Ending the LP, we find the Jonah Levine Collective diving into a technically expansive and emotionally climactic cover of Kendrick Lamar's "For Free." The compositional scope on Attention Deficit travels the world and beyond, putting emphasis on the all encompassing search for knowledge many people from this generation are seeking. As the title suggests, the cosmology of Attention Deficit's music hemispheres shift vastly from piece to piece, showing the totality of the band's spirit in a uniquely amorphous and beautiful light.

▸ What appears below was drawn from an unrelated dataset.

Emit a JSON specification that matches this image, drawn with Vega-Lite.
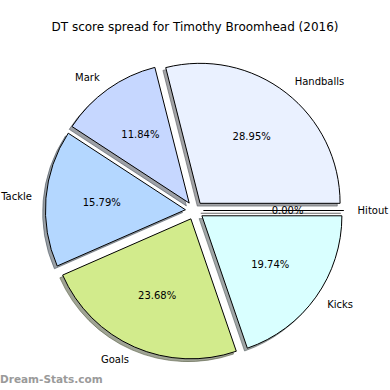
{
  "$schema": "https://vega.github.io/schema/vega-lite/v6.json",
  "width": 390,
  "height": 390,
  "autosize": {"type": "none"},
  "padding": 0,
  "background": "white",
  "config": {"view": {"stroke": null}, "font": "DejaVu Sans"},
  "title": {
    "text": "DT score spread for Timothy Broomhead (2016)",
    "font": "DejaVu Sans",
    "fontSize": 12,
    "fontWeight": "normal",
    "color": "black",
    "anchor": "middle",
    "offset": -33.5
  },
  "data": {
    "values": [
      {"stat": "Handballs", "points": 22},
      {"stat": "Mark", "points": 9},
      {"stat": "Tackle", "points": 12},
      {"stat": "Goals", "points": 18},
      {"stat": "Kicks", "points": 15},
      {"stat": "Hitout", "points": 0}
    ]
  },
  "transform": [
    {"joinaggregate": [{"op": "sum", "field": "points", "as": "total"}]},
    {"window": [{"op": "sum", "field": "points", "as": "cum"}], "frame": [null, 0]},
    {"calculate": "datum.cum - datum.points", "as": "start"},
    {"calculate": "PI/2 - 2*PI*datum.start/datum.total", "as": "a0"},
    {"calculate": "PI/2 - 2*PI*datum.cum/datum.total", "as": "a1"},
    {"calculate": "2*PI*(datum.start + datum.points/2)/datum.total", "as": "mid"},
    {"calculate": "0.065*cos(datum.mid)", "as": "ex"},
    {"calculate": "0.065*sin(datum.mid)", "as": "ey"},
    {"calculate": "datum.ex - 0.02", "as": "sx"},
    {"calculate": "datum.ey - 0.02", "as": "sy"},
    {"calculate": "datum.ex + 0.6*cos(datum.mid)", "as": "px"},
    {"calculate": "datum.ey + 0.6*sin(datum.mid)", "as": "py"},
    {"calculate": "datum.ex + 1.1*cos(datum.mid)", "as": "lx"},
    {"calculate": "datum.ey + 1.1*sin(datum.mid)", "as": "ly"},
    {"calculate": "format(100*datum.points/datum.total, '.2f') + '%'", "as": "pct"}
  ],
  "encoding": {
    "x": {"field": "ex", "type": "quantitative", "scale": {"domain": [-1.38929, 1.39643], "nice": false, "zero": false}, "axis": null},
    "y": {"field": "ey", "type": "quantitative", "scale": {"domain": [-1.28214, 1.50357], "nice": false, "zero": false}, "axis": null}
  },
  "layer": [
    {
      "mark": {"type": "arc", "radius": 140, "strokeWidth": 1, "fillOpacity": 0.5, "strokeOpacity": 0.5},
      "encoding": {
        "x": {"field": "sx", "type": "quantitative"},
        "y": {"field": "sy", "type": "quantitative"},
        "theta": {"field": "a0", "type": "quantitative", "scale": null, "stack": null},
        "theta2": {"field": "a1"},
        "fill": {"field": "stat", "type": "nominal", "legend": null,
          "scale": {"domain": ["Handballs", "Mark", "Tackle", "Goals", "Kicks", "Hitout"],
                    "range": ["#46484d", "#3b414d", "#36414d", "#3f472a", "#414d4d", "#4d4d4d"]}},
        "stroke": {"field": "stat", "type": "nominal", "legend": null,
          "scale": {"domain": ["Handballs", "Mark", "Tackle", "Goals", "Kicks", "Hitout"],
                    "range": ["#46484d", "#3b414d", "#36414d", "#3f472a", "#414d4d", "#4d4d4d"]}}
      }
    },
    {
      "mark": {"type": "arc", "radius": 140, "stroke": "black", "strokeWidth": 1},
      "encoding": {
        "theta": {"field": "a0", "type": "quantitative", "scale": null, "stack": null},
        "theta2": {"field": "a1"},
        "color": {"field": "stat", "type": "nominal", "legend": null,
          "scale": {"domain": ["Handballs", "Mark", "Tackle", "Goals", "Kicks", "Hitout"],
                    "range": ["#eaf1ff", "#c6d7ff", "#b4d7ff", "#d2eb8c", "#d9ffff", "#e8e8e8"]}}
      }
    },
    {
      "mark": {"type": "text", "fontSize": 10, "font": "DejaVu Sans", "color": "black", "align": "center", "baseline": "middle"},
      "encoding": {
        "x": {"field": "px", "type": "quantitative"},
        "y": {"field": "py", "type": "quantitative"},
        "text": {"field": "pct"}
      }
    },
    {
      "transform": [{"filter": "cos(datum.mid) > 0"}],
      "mark": {"type": "text", "fontSize": 10, "font": "DejaVu Sans", "color": "black", "align": "left", "baseline": "middle"},
      "encoding": {
        "x": {"field": "lx", "type": "quantitative"},
        "y": {"field": "ly", "type": "quantitative"},
        "text": {"field": "stat"}
      }
    },
    {
      "transform": [{"filter": "cos(datum.mid) <= 0"}],
      "mark": {"type": "text", "fontSize": 10, "font": "DejaVu Sans", "color": "black", "align": "right", "baseline": "middle"},
      "encoding": {
        "x": {"field": "lx", "type": "quantitative"},
        "y": {"field": "ly", "type": "quantitative"},
        "text": {"field": "stat"}
      }
    },
    {
      "transform": [{"filter": "datum.stat == 'Hitout'"}],
      "mark": {"type": "text", "fontSize": 10.5, "font": "DejaVu Sans", "fontWeight": "bold", "color": "#9a9a9a", "align": "left", "baseline": "middle"},
      "encoding": {
        "x": {"datum": -1.38929, "type": "quantitative"},
        "y": {"datum": -1.2107, "type": "quantitative"},
        "text": {"value": "Dream-Stats.com"}
      }
    }
  ],
  "resolve": {"scale": {"fill": "independent", "color": "independent", "stroke": "independent"}}
}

Levine's time studying under jazz legends such as Kenny Burrell and James Newton reveals an important road towards the creation and release of Attention Deficit. Time spent with Anderson .Paak before his career shifted towards stardom is another important road. All of Jonah's collaborative access points over the years have been integral elements to the creation of Attention Deficit, including recordings and live stints with Leonard Cohen, The Game, Ed Sheeran, Josef Leimberg, Nx Worries, MNDSGN, Iman Omari, Ryan Leslie, Jeff Parker, Bennie Maupin, Chris "Daddy" Dave, George Watsky and Shafiq Husayn.
All of these voices and more carry influence over Attention Deficit, brought together with a culturally integrated collective that includes Emile Martinez (trumpet, flugelhorn), Josh Johnson (alto saxophone), Owen Clapp (upright & electric bass), Jonathan Pinson (drums) and Kiefer Shackelford (piano).